Tom O'Malley

No. 76
- Position: Quarterback

Personal information
- Born: July 23, 1925 Cincinnati, Ohio, U.S.
- Died: June 11, 2011 (aged 85) York, Pennsylvania, U.S.
- Listed height: 5 ft 11 in (1.80 m)
- Listed weight: 185 lb (84 kg)

Career information
- College: Cincinnati

Career history
- Cleveland Browns (1950)*; Green Bay Packers (1950); Erie Vets (1950); Ottawa Rough Riders (1951–1953);
- * Offseason and/or practice squad member only

Awards and highlights
- Grey Cup champion (1951); NCAA passing yards leader (1949);

Career NFL statistics
- Passing attempts: 15
- Passing completions: 4
- Completion percentage: 26.7%
- TD–INT: 0–6
- Passing yards: 31
- Passer rating: 0
- Stats at Pro Football Reference

= Tom O'Malley (gridiron football) =

American gridiron football player (1925–2011)

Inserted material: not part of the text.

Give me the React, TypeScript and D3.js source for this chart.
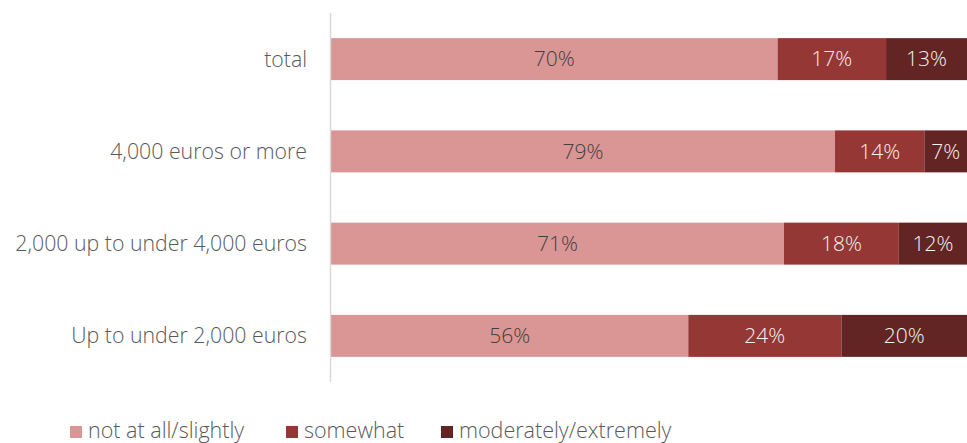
import React from "react";
import * as d3 from "d3";

const categories = ["total", "4,000 euros or more", "2,000 up to under 4,000 euros", "Up to under 2,000 euros"];
const seriesNames = ["not at all/slightly", "somewhat", "moderately/extremely"];
const notAtAll = [70, 79, 71, 56];
const somewhat = [17, 14, 18, 24];
const moderately = [13, 7, 12, 20];
const colors = ["#d99694", "#953735", "#632523"];
const labelColors = ["#404040", "#f2f2f2", "#f2f2f2"];

const W = 967, H = 443;
const FONT = "'Open Sans', Lato, sans-serif";

export default function App() {
  const x = d3.scaleLinear().domain([0, 100]).range([331, 969]);
  const y = d3.scaleBand<string>().domain(categories).range([13, 382]).paddingInner(0.545).paddingOuter(0.2725);
  const series = [notAtAll, somewhat, moderately];
  const rows = categories.map((c, i) => {
    let acc = 0;
    return series.map((s, k) => {
      const start = acc;
      acc += s[i];
      return { cat: c, k, start, end: acc, v: s[i] };
    });
  });
  const legendX = [70, 286, 441];
  return (
    <svg width={W} height={H} style={{ position: "absolute", left: 0, top: 0 }} fontFamily={FONT} fontWeight={300}>
      <rect width={W} height={H} fill="#fff" />
      {rows.map((segs) =>
        segs.map((s) => (
          <g key={s.cat + s.k}>
            <rect x={x(s.start)} y={y(s.cat)!} width={x(s.end) - x(s.start)} height={y.bandwidth()} fill={colors[s.k]} />
            <text
              x={(x(s.start) + Math.min(x(s.end), W)) / 2}
              y={y(s.cat)! + y.bandwidth() / 2}
              dy="0.35em"
              textAnchor="middle"
              fontSize={21}
              fill={labelColors[s.k]}
            >
              {s.v}%
            </text>
          </g>
        ))
      )}
      <line x1={330.5} x2={330.5} y1={13} y2={382} stroke="#d9d9d9" strokeWidth={1.5} />
      {categories.map((c) => (
        <text key={c} x={307} y={y(c)! + y.bandwidth() / 2} dy="0.35em" textAnchor="end" fontSize={21.3} fill="#595959">
          {c}
        </text>
      ))}
      {seriesNames.map((n, i) => (
        <g key={n}>
          <rect x={legendX[i]} y={426} width={12} height={12} fill={colors[i]} />
          <text x={legendX[i] + 18} y={430} dy="0.35em" fontSize={21.5} fill="#595959">
            {n}
          </text>
        </g>
      ))}
    </svg>
  );
}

Thomas Louis O'Malley (July 23, 1925 – June 11, 2011) was a quarterback in the National Football League (NFL). He was a member of the Green Bay Packers during the 1950 NFL season. He played for the Ottawa Rough Riders of the Canadian Football League (CFL) from 1951 to 1953, leading them to the 39th Grey Cup, winning it 21−14. He played college football at Cincinnati. In his one NFL game he threw six interceptions.

==Early life==
Tom O'Malley was born on July 23, 1925, in Cincinnati, Ohio. He went to high school at Hughes (OH). After High School, he was in the navy for three years.

==College career==
O'Malley joined the Cincinnati Bearcats after serving in the navy. His first year of college was in 1946. He was their starting quarterback in all four of his college years. He was drafted in the 6th round (45) of the 1949 AAFC Draft by the Cleveland Browns but continued college. In 1949 with new head coach Sid Gillman, he led the nation in passing yards. He also threw 16 touchdowns. Sid Gillman retired his number (27), but it did not stay retired.

==Professional career==
In March, he was signed by the Cleveland Browns. He was originally drafted by them. He was traded on August 28 to the Green Bay Packers for a draft pick.

He was traded to the Green Bay Packers for a draft pick. In week one rookie quarterback Tobin Rote started the game, but left in the second quarter due to a shoulder injury. Head Coach Gene Ronzani put in O'Malley to replace the injured Rote. He completed 4 of 15 passes for 31 yards. He set a single-game Packers record with six interceptions. One interception was returned for a touchdown. It was a 56-yard interception return by Clarence Self. The Packers lost to the Detroit Lions 45-7. His longest completion was twenty yards. He also had one rush for -9 yards. He wore number 76 and was the only quarterback to wear that number. His passer rating was 0. He was released three days later.

He briefly played for the Erie Vets of the American Football League/American Association. He was the backup quarterback for Butch Songin. With the Vets he completed 22 of 63 attempts for 405 yards, 1 touchdown, and 6 interceptions. The Vets lost the final American Association championship to the Richmond Rebels.

From 1951 to 1953, he was the starting quarterback for the Ottawa Rough Riders. In 1951, he played in 12 games and threw 20 touchdowns. He led the Rough Riders to the 39th Grey Cup, which they won 21–14. He also had one rushing touchdown in 1951. In 1952 he played 12 games and had 19 touchdown passes. In 1953 he played in 14 games and had 22 touchdown passes. He also had one rushing touchdown. 1953 was his final season. He played 38 games for the Rough Riders.

==Later life==
He was later inducted into the Cincinnati Bearcats Hall of Fame, Cincinnati Bearcats Ring of Honor, Nippert Stadium Ring of Honor, and James P. Kelly, Sr. UC Athletics Hall of Fame. He died on June 11, 2011, at the age of 85.